Thursday, August 21, 2014

A Post Within a Post

This is supposed to be a post about Elizabeth Camden's book With Every Breath, and it will be. But first, I need to share some information about why this book affected me the way it did.

Nearly eleven years ago, I was diagnosed with a chronic illness--one of those rare conditions that no one has heard about and doctors don't know enough about. I've had two major surgeries in connection with my disease, five minor procedures, radiation treatments, and monthly injections just to keep this under control. As you would guess, there is no cure for this, no real remission, and untreated, it could destroy my heart. However, the treatments destroyed my gall bladder. You might think there is no upside to this, but you'd be wrong. I meet incredible people, I have around me a wonderful group of doctors who have dedicated themselves to researching my disease and to being my advocate, and most importantly, I have grown spiritually.

When I started reading With Every Breath, I was captivated from the very first page. When I got a little more into it, I found that one of the main characters, Dr Kendall, was fighting to cure a very contagious, debilitating, chronic disease. He hired a spitfire woman that he competed against all the way through school named Kate Livingstone to be his research assistant. Kate was taken completely by surprise when she showed up for her interview with Dr Kendall to find he was the horrible Trevor McDonough, the one who beat her out of the college scholarship when they were graduating high school. When she began working for Trevor, it was hard for her to look past the past and see what was before her.
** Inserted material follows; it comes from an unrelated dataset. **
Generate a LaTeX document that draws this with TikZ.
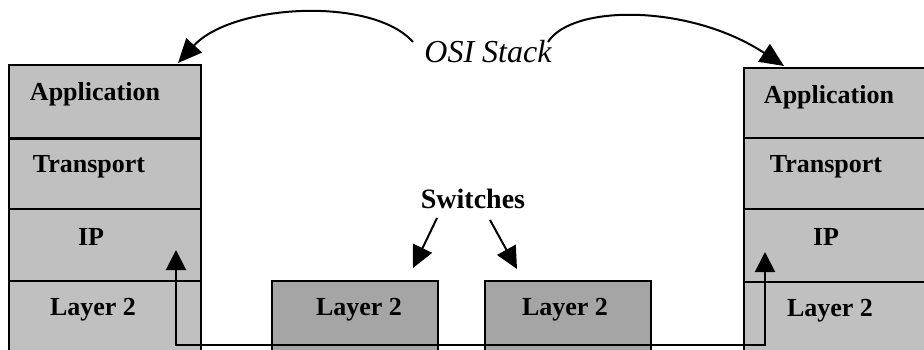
\documentclass[tikz,border=0pt]{standalone}
\usepackage{fontspec}
\setmainfont{Liberation Serif}
\usetikzlibrary{arrows.meta}
\definecolor{stackgray}{RGB}{192,192,192}
\definecolor{switchgray}{RGB}{165,165,165}
\tikzset{
  stackrow/.style={draw=black, line width=1.6pt, fill=stackgray, minimum width=192pt, anchor=north west, inner sep=0pt},
  switchbox/.style={draw=black, line width=1.6pt, fill=switchgray, minimum width=166pt, minimum height=80pt, anchor=north west, inner sep=0pt},
  rowtext/.style={font=\fontsize{26}{28}\selectfont\bfseries, anchor=base, inner sep=0pt},
  conn/.style={line width=2pt, draw=black},
  bighead/.style={-{Triangle[length=24pt,width=21pt]}},
  midhead/.style={-{Triangle[length=22pt,width=21pt]}}
}
\begin{document}
\begin{tikzpicture}[x=1pt,y=-1pt]
\useasboundingbox (0,0) rectangle (924,349);
\clip (0,0) rectangle (924,349);
\fill[white] (0,0) rectangle (924,349);

% left stack
\node[stackrow, minimum height=73pt] (la) at (8,64) {};
\node[stackrow, minimum height=71pt] (lt) at (8,137) {};
\node[stackrow, minimum height=72pt] (li) at (8,208) {};
\node[stackrow, minimum height=76pt] (ll) at (8,280) {};
\draw[line width=3pt] (la.south west) -- (la.south east);
\node[rowtext] (lat) at (95,100) {Application};
\node[rowtext] (ltt) at (89,172) {Transport};
\node[rowtext] (lit) at (91,245) {IP};
\node[rowtext] (llt) at (93,315) {Layer 2};

% right stack
\node[stackrow, minimum height=70pt] (ra) at (743,67) {};
\node[stackrow, minimum height=71pt] (rt) at (743,137) {};
\node[stackrow, minimum height=73pt] (ri) at (743,208) {};
\node[stackrow, minimum height=75pt] (rl) at (743,281) {};
\node[rowtext] (rat) at (829,103) {Application};
\node[rowtext] (rtt) at (826,172) {Transport};
\node[rowtext] (rit) at (826,245) {IP};
\node[rowtext] (rlt) at (830,316) {Layer 2};

% switches
\node[switchbox] (s1) at (271,280) {};
\node[switchbox] (s2) at (484,280) {};
\node[rowtext] (s1t) at (359,315) {Layer 2};
\node[rowtext] (s2t) at (565,315) {Layer 2};

% labels
\node[font=\fontsize{32}{34}\selectfont\itshape, anchor=base, inner sep=0pt] (osi) at (488,62) {OSI Stack};
\node[font=\fontsize{28}{30}\selectfont\bfseries, anchor=base, inner sep=0pt] (sw) at (473,208) {Switches};

% OSI arrows
\coordinate (oL) at (413,42);
\coordinate (oR) at (548,42);
\coordinate (tipL) at (178,63);
\coordinate (tipR) at (784,66);
\draw[conn, bighead] (oL) .. controls (372,-4) and (232,4) .. (tipL);
\draw[conn, bighead] (oR) .. controls (572,4) and (690,4) .. (tipR);

% switch arrows
\coordinate (swa) at (437,218);
\coordinate (swb) at (490,220);
\coordinate (swat) at (413,268);
\coordinate (swbt) at (517,269);
\draw[conn, midhead] (swa) -- (swat);
\draw[conn, midhead] (swb) -- (swbt);

% path through network
\coordinate (pL) at (176,250);
\coordinate (pR) at (765,252);
\coordinate (bL) at (176,345);
\coordinate (bR) at (765,345);
\draw[conn, {Triangle[length=20pt,width=20pt]}-{Triangle[length=20pt,width=20pt]}] (pL) -- (bL) -- (bR) -- (pR);
\end{tikzpicture}
\end{document}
She was having a hard time trusting Trevor, getting over the scholarship test, and not falling in love with him. She was also having a hard time with fear, fear that he would catch the disease he was trying to cure, and fear that if she fell in love with him that he wouldn't be around for long. When things start happening to discredit his research, his practice, and his treatments, Kate's whole family gets involved--false evidence is planted in Kate's room at her parents' boarding house, Kate's brother becomes one of the guards trying to find out the culprit behind all the events.

One of my favorite parts in the book is when Kate is trying to get Trevor to understand her fear for him, she dares him to take on researching something else instead. Elizabeth has written a moving, elegant book with competition, romance, and a bit of mystery thrown in to boot. The characters are sympathetic and easily relatable. The plot lines completely involve the reader--it is so hard to put this book down.

Five Stars, Two Thumbs Up, and a double dog dare!